Due to my girlfriend's parental leave (2 years), we currently have an income of about 2,560€ per month available. We would like to have a second child soon, which means the income will not increase in the foreseeable future. We have no debts, but apart from a small buffer of about 5,000€, we also have no equity. However, my grandfather wants to support us with up to 35,000€.

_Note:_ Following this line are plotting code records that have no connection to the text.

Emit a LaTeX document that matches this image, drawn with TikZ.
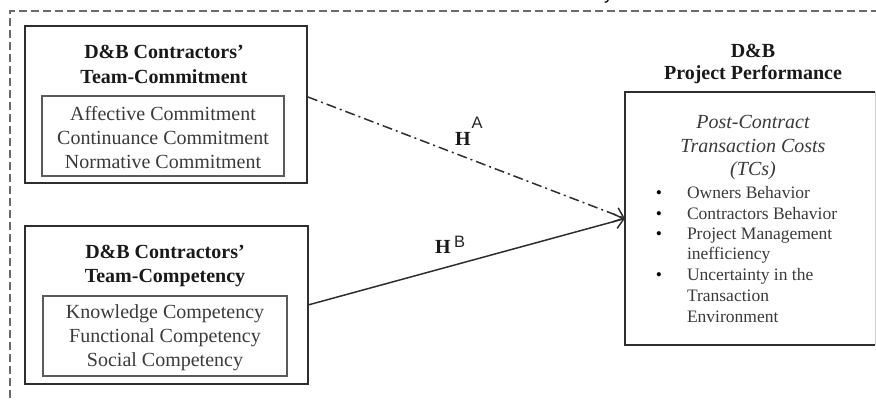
\documentclass[tikz,border=0pt]{standalone}
\usepackage{fontspec}
\setmainfont{Liberation Serif}
\newfontfamily\arialf{Liberation Sans}
\usetikzlibrary{arrows.meta}
\definecolor{boxc}{HTML}{2E2E2E}
\definecolor{innerc}{HTML}{5A5A5A}
\definecolor{txtc}{HTML}{3A3A3A}
\definecolor{dashc}{HTML}{6A6A6A}
\begin{document}
\begin{tikzpicture}[x=1pt,y=-1pt,
  every node/.style={inner sep=0pt, outer sep=0pt},
  outerbox/.style={draw=boxc, line width=2pt},
  innerbox/.style={draw=innerc, line width=1.5pt},
  titletext/.style={anchor=base, font=\fontsize{20}{25}\selectfont\bfseries, text=black!90},
  itemtext/.style={anchor=base, font=\fontsize{20}{24}\selectfont, text=txtc},
  ittext/.style={anchor=base, font=\fontsize{20}{25}\selectfont\itshape, text=txtc},
  bullettext/.style={anchor=base west, font=\fontsize{17.5}{21}\selectfont, text=txtc},
  bulletdot/.style={anchor=base, font=\fontsize{17.5}{21}\selectfont, text=black},
  hlab/.style={anchor=base west, font=\fontsize{20}{24}\selectfont\bfseries, text=black!90},
  suplab/.style={anchor=base west, font=\fontsize{16.5}{20}\selectfont\arialf, text=black!85},
  link/.style={line width=1.5pt, draw=boxc, -{Straight Barb[length=9pt, width=15pt, line width=1.5pt]}},
  frame/.style={draw=dashc, line width=1.3pt, dash pattern=on 8pt off 4pt}
]
\useasboundingbox (0,0) rectangle (876,400);

% dashed frame
\coordinate (fbl) at (10,410);
\coordinate (ftl) at (10,11);
\coordinate (ftr) at (890,11);
\draw[frame] (fbl) -- (ftl) -- (ftr);

% cropped text above
\node[anchor=base west, font=\fontsize{18}{20}\selectfont\arialf, text=black] (topfrag) at (604,-1) {y};

% top-left block
\node[outerbox, minimum width=282pt, minimum height=157pt] (tcbox) at (166,104.5) {};
\node[innerbox, minimum width=242pt, minimum height=80pt] (tcin) at (163,136) {};
\node[titletext] (tct1) at (164,58) {D\&B Contractors'};
\node[titletext] (tct2) at (164,83) {Team-Commitment};
\node[itemtext] (tci1) at (163,120) {Affective Commitment};
\node[itemtext] (tci2) at (163,144) {Continuance Commitment};
\node[itemtext] (tci3) at (163,168) {Normative Commitment};

% bottom-left block
\node[outerbox, minimum width=283pt, minimum height=158pt] (cpbox) at (166.5,305) {};
\node[innerbox, minimum width=244pt, minimum height=80pt] (cpin) at (165,336) {};
\node[titletext] (cpt1) at (165,258) {D\&B Contractors'};
\node[titletext] (cpt2) at (165,282) {Team-Competency};
\node[itemtext] (cpi1) at (165,318) {Knowledge Competency};
\node[itemtext] (cpi2) at (165,342) {Functional Competency};
\node[itemtext] (cpi3) at (165,366) {Social Competency};

% right block
\node[titletext] (ppt1) at (753,57) {D\&B};
\node[titletext] (ppt2) at (753,79) {Project Performance};
\node[minimum width=250pt, minimum height=253pt] (ppbox) at (750,218.5) {};
\draw[draw=black!20, line width=1pt] (ppbox.north east) -- (ppbox.south east);
\draw[boxc, line width=2pt] (ppbox.north east) -- (ppbox.north west) -- (ppbox.south west) -- (ppbox.south east);
\node[ittext] (ppi1) at (753,128) {Post-Contract};
\node[ittext] (ppi2) at (753,152) {Transaction Costs};
\node[ittext] (ppi3) at (753,175) {(TCs)};
\node[bulletdot] (b1) at (659,198) {•};
\node[bulletdot] (b2) at (659,219) {•};
\node[bulletdot] (b3) at (659,239) {•};
\node[bulletdot] (b4) at (659,280) {•};
\node[bullettext] (l1) at (687,198) {Owners Behavior};
\node[bullettext] (l2) at (687,219) {Contractors Behavior};
\node[bullettext] (l3) at (687,239) {Project Management};
\node[bullettext] (l3b) at (687,259) {inefficiency};
\node[bullettext] (l4) at (687,280) {Uncertainty in the};
\node[bullettext] (l4b) at (687,301) {Transaction};
\node[bullettext] (l4c) at (687,322) {Environment};

% connectors
\coordinate (ha) at (308,97);
\draw[link, dash pattern=on 10pt off 4pt on 2pt off 4pt] (ha) -- (ppbox.west);
\draw[link] (cpbox.east) -- (ppbox.west);

% hypothesis labels
\node[hlab] (hA) at (455,145) {H};
\node[suplab] (hAs) at (471.5,128.5) {A};
\node[hlab] (hB) at (435,253) {H};
\node[suplab] (hBs) at (454,247) {B};
\end{tikzpicture}
\end{document}
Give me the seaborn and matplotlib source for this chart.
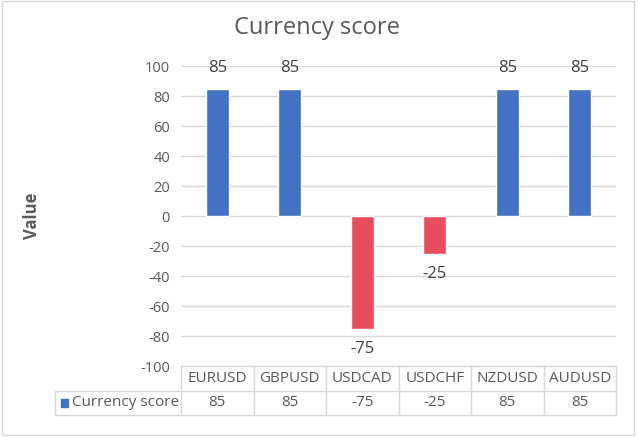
import matplotlib
matplotlib.use("Agg")
import matplotlib.pyplot as plt
import matplotlib.patches as mpatches
import seaborn as sns
import pandas as pd

categories = ["EURUSD", "GBPUSD", "USDCAD", "USDCHF", "NZDUSD", "AUDUSD"]
scores = [85, 85, -75, -25, 85, 85]
series_name = "Currency score"
y_ticks = [100, 80, 60, 40, 20, 0, -20, -40, -60, -80, -100]

BLUE = "#4472C4"
RED = "#E84C5F"
GRID = "#D9D9D9"
TXT = "#595959"

sns.set_theme(style="white")
plt.rcParams["font.family"] = ["Open Sans", "DejaVu Sans"]

df = pd.DataFrame({"cat": categories, "val": scores})
colors = [BLUE if v >= 0 else RED for v in scores]

fig = plt.figure(figsize=(6.38, 4.37), dpi=100)
W, H = 638, 437
ax = fig.add_axes([181 / W, (H - 366) / H, 435 / W, 300 / H])

sns.barplot(data=df, x="cat", y="val", hue="cat", palette=colors, legend=False,
            width=0.32, saturation=1, ax=ax, zorder=3)

ax.set_ylim(-100, 100)
ax.set_xlim(-0.5, len(categories) - 0.5)
ax.set_yticks(y_ticks)
ax.set_yticklabels([str(t) for t in y_ticks])
ax.tick_params(axis="y", length=0, pad=8, labelsize=10.5, labelcolor=TXT)
ax.set_xticks([])
ax.set_xlabel("")
ax.set_ylabel("")
for s in ax.spines.values():
    s.set_visible(False)
for t in y_ticks:
    ax.axhline(t, color=GRID, lw=1, zorder=1)

for c in ax.containers:
    ax.bar_label(c, labels=[str(int(v)) for v in c.datavalues], padding=9,
                 fontsize=12, color="#404040")

# data table
row_h = 24.5 / 300  # axes fraction
tr = ax.get_xaxis_transform()
n = len(categories)
lab_left = (55 - 181) / 435
kw = dict(color=GRID, lw=1, clip_on=False, zorder=2)
ax.plot([-0.5, n - 0.5], [0, 0], transform=tr, **kw)
ax.plot([lab_left, 1], [-row_h, -row_h], transform=ax.transAxes, **kw)
ax.plot([lab_left, 1], [-2 * row_h, -2 * row_h], transform=ax.transAxes, **kw)
for i in range(n + 1):
    ax.plot([i - 0.5, i - 0.5], [0, -2 * row_h], transform=tr, **kw)
ax.plot([lab_left, lab_left], [-row_h, -2 * row_h], transform=ax.transAxes, **kw)

for i, (c, v) in enumerate(zip(categories, scores)):
    ax.text(i, -0.5 * row_h, c, transform=tr, ha="center", va="center",
            fontsize=11, color=TXT)
    ax.text(i, -1.5 * row_h, str(v), transform=tr, ha="center", va="center",
            fontsize=11, color=TXT)

mx = (61 - 181) / 435
ax.add_patch(mpatches.Rectangle((mx, -1.5 * row_h - 3.8 / 300), 7.5 / 435, 7.5 / 300,
                                transform=ax.transAxes, color=BLUE, clip_on=False))
ax.text((71.5 - 181) / 435, -1.5 * row_h, series_name, transform=ax.transAxes,
        ha="left", va="center", fontsize=11, color=TXT)

fig.text(317 / W, 1 - 27.5 / H, "Currency score", ha="center", va="center",
         fontsize=17, color=TXT)
fig.text(32 / W, 1 - 216 / H, "Value", rotation=90, ha="center", va="center",
         fontsize=12, fontweight="bold", color=TXT)

fig.patches.append(mpatches.Rectangle((1.5 / W, 2 / H), 632.5 / W, 434 / H,
                                      transform=fig.transFigure, fill=False,
                                      edgecolor=GRID, lw=1))

fig.savefig("out.png", dpi=100)
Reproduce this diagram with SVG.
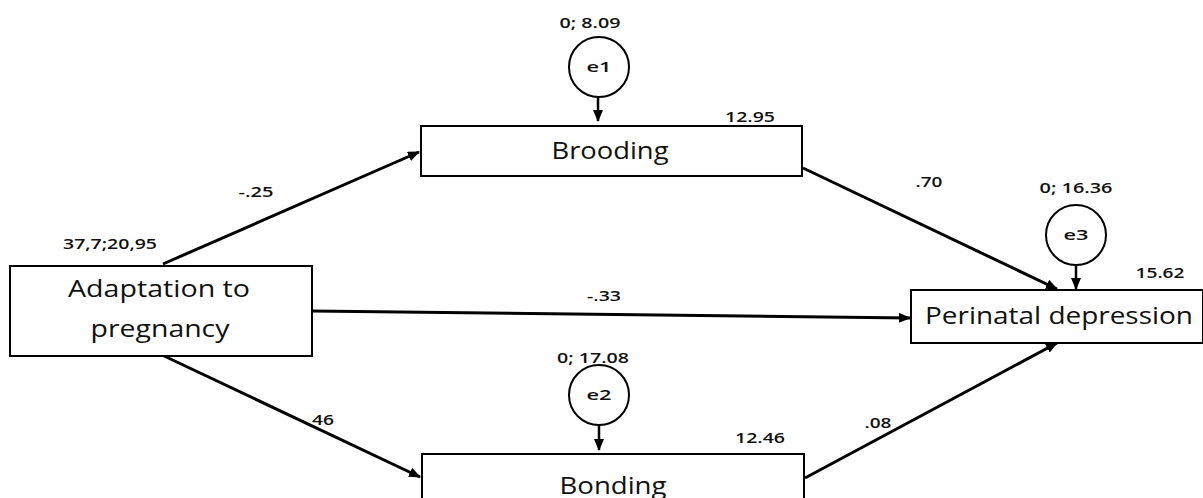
<svg xmlns="http://www.w3.org/2000/svg" width="1203" height="498" viewBox="0 0 1203 498">
<style>
.box{fill:#fff;stroke:#000;stroke-width:2}
.err{fill:#fff;stroke:#000;stroke-width:2}
.big{font-family:"Open Sans","Liberation Sans",sans-serif;font-size:24px;fill:#111;text-anchor:middle}
.sm{font-family:"Open Sans","Liberation Sans",sans-serif;font-size:14px;font-weight:600;fill:#111;text-anchor:middle}
.c{stroke:#000;stroke-width:3;fill:none;marker-end:url(#ah)}
.c2{stroke:#000;stroke-width:2.5;fill:none;marker-end:url(#ah)}
</style>
<defs>
<marker id="ah" markerWidth="12" markerHeight="10" refX="11" refY="5" orient="auto" markerUnits="userSpaceOnUse">
<path d="M0,0 L12,5 L0,10 Z" fill="#000"/>
</marker>
</defs>
<rect width="1203" height="498" fill="#fff"/>
<g id="connectors">
<line class="c" x1="163" y1="264" x2="419" y2="152"/>
<line class="c" x1="312" y1="311" x2="910" y2="318"/>
<line class="c" x1="162" y1="355" x2="420" y2="477"/>
<line class="c" x1="803" y1="168" x2="1057" y2="289"/>
<line class="c" x1="805" y1="478" x2="1057" y2="343"/>
<line class="c2" x1="598" y1="96" x2="598" y2="121"/>
<line class="c2" x1="599" y1="424" x2="599" y2="450"/>
<line class="c2" x1="1076" y1="264" x2="1076" y2="289"/>
<text class="sm" x="256" y="197" textLength="35" lengthAdjust="spacingAndGlyphs">-.25</text>
<text class="sm" x="604" y="301" textLength="34" lengthAdjust="spacingAndGlyphs">-.33</text>
<text class="sm" x="323" y="425" textLength="22" lengthAdjust="spacingAndGlyphs">46</text>
<text class="sm" x="929" y="187" textLength="27" lengthAdjust="spacingAndGlyphs">.70</text>
<text class="sm" x="878" y="428" textLength="27" lengthAdjust="spacingAndGlyphs">.08</text>
</g>
<g id="adaptation">
<rect class="box" x="10" y="266" width="302" height="90"/>
<text class="big" x="159" y="297" textLength="182" lengthAdjust="spacingAndGlyphs">Adaptation to</text>
<text class="big" x="160" y="337" textLength="139" lengthAdjust="spacingAndGlyphs">pregnancy</text>
<text class="sm" x="110" y="249" textLength="94" lengthAdjust="spacingAndGlyphs">37,7;20,95</text>
</g>
<g id="brooding">
<rect class="box" x="421" y="126" width="381" height="50"/>
<text class="big" x="610" y="159" textLength="117" lengthAdjust="spacingAndGlyphs">Brooding</text>
<text class="sm" x="750" y="122" textLength="50" lengthAdjust="spacingAndGlyphs">12.95</text>
</g>
<g id="bonding">
<rect class="box" x="422" y="454" width="382" height="60"/>
<text class="big" x="613" y="494" textLength="107" lengthAdjust="spacingAndGlyphs">Bonding</text>
<text class="sm" x="760" y="443" textLength="50" lengthAdjust="spacingAndGlyphs">12.46</text>
</g>
<g id="perinatal">
<rect class="box" x="911" y="290" width="292" height="53"/>
<text class="big" x="1059" y="324" textLength="268" lengthAdjust="spacingAndGlyphs">Perinatal depression</text>
<text class="sm" x="1160" y="278" textLength="49" lengthAdjust="spacingAndGlyphs">15.62</text>
</g>
<g id="e1">
<circle class="err" cx="599" cy="67" r="30"/>
<text class="sm" x="599" y="72" textLength="25" lengthAdjust="spacingAndGlyphs">e1</text>
<text class="sm" x="590" y="28" textLength="61" lengthAdjust="spacingAndGlyphs">0; 8.09</text>
</g>
<g id="e2">
<circle class="err" cx="599" cy="395" r="30"/>
<text class="sm" x="599" y="400" textLength="25" lengthAdjust="spacingAndGlyphs">e2</text>
<text class="sm" x="593" y="363" textLength="72" lengthAdjust="spacingAndGlyphs">0; 17.08</text>
</g>
<g id="e3">
<circle class="err" cx="1076" cy="235" r="30"/>
<text class="sm" x="1076" y="240" textLength="25" lengthAdjust="spacingAndGlyphs">e3</text>
<text class="sm" x="1076" y="193" textLength="73" lengthAdjust="spacingAndGlyphs">0; 16.36</text>
</g>
</svg>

I inquired about financing at VR Bank and the advisor estimates the value of the house + land based on the available photos, cadastral map, etc. at about 300,000€. The final offer is still pending and is expected to reach us at the end of the week. Unfortunately, VR Bank only offers a fixed interest rate for up to 10 years; the remaining debt is to be settled via a home savings contract. Does it make sense to consider a full loan with a fixed interest rate for the entire term? We would like to keep the option open for special repayments and early repayment of the remaining debt, because part of the approximately 1,700 sqm large plot is farmland.
From one of the local city planners, I have learned that in about 4-5 years, planning for a new residential area is to begin behind our house...

Best regards

Daniel
 

nordanney

2018-05-27 23:06:25
  • #2
Ask your Volksbank about financing from DZ HYP or MHB. There is also a maximum fixed interest period of 30 years.
 

HilfeHilfe

2018-05-28 06:51:06
  • #3
What is the alternative? Your father sells to outsiders and you get nothing. That’s how you know the house and it might be a bargain. With your income, you are not a premium customer either. Here, you have to accept if something is offered. Feel free to also negotiate with [baufinabzirrungsmakler]. New builds cost many times more. I don’t see you with this income.
 

Bieber0815

2018-05-28 07:36:29
  • #4
Combinations of annuity loans and building savings contracts are complicated because often only on the second or third look (and after doing your own calculations) does it become clear what the financing really costs. In case of doubt, I would always prefer a simple annuity loan. Full amortization loans are also (AFAIK?) somewhat more expensive than regular loans. But here you naturally have to include your risk tolerance and your need for security. You could create one or two scenarios of how your situation might look in 5 ... 10 years (single earner with four children? Or dual earners with two children? Same job as today or career into higher salary brackets?). From this, to some degree, you could deduce how long a fixed interest rate period should be chosen. Now the most important thing: Since you want to rent out part of the property, you should contact a tax advisor (or educate yourself). The expenses incurred for the rental property reduce the profit and thus the tax. This naturally also applies to loan interest and depreciation.
 

Stemminator

2018-05-28 10:13:38
  • #5
According to Volksbank, there is only the option to renegotiate after ten years or to pay off the remaining debt through the building society. I specifically asked twice.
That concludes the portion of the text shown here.